Barros also was crucial in the creation of the National Pro Bono Climate Litigation Network and key in the global Stop Ecocide campaign in Brazil. This worldwide campaign raises awareness of ecocide, the widespread and long-term destruction of ecosystems, and through a growing network of lawyers, diplomats and people across numerous civil sectors, are working to make ecocide an international crime.
Instead of prosecuting or fining companies that usually have the financial means to budget for these situations in which they incur such fines, making ecocide a crime would allow for criminal prosecution of individuals in charge of decisions responsible for environmental destruction.
South of the Amazon, the Cerrado savanna is also facing extreme habitat degradation. The driver behind the destruction is cattle ranching, which according to a study published in Plants, People, Planet journal, is responsible for 80 percent of deforestation in the country. Another study by Nature states that half of the Cerrado has been cleared and converted to grazing land.

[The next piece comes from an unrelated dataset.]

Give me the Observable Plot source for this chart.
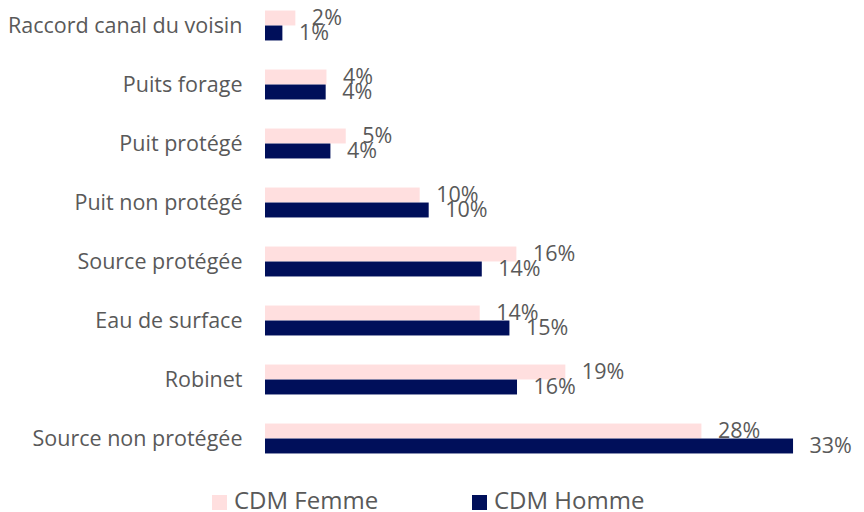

In June 2023, Brazil introduced an ecocide bill to its congress, and in November the bill was voted through the Environment and Sustainable Development Committee of the Deputies Chamber of the Brazilian Congress. However, according to Barros, the bill is still in its beginning stages.
“I’m glad the lawyers are working on this. There’s only so much the science can do,” Silva tells EW. “We need political scientists, we need lawyers, we need an interdisciplinary approach to look at this whole thing holistically.”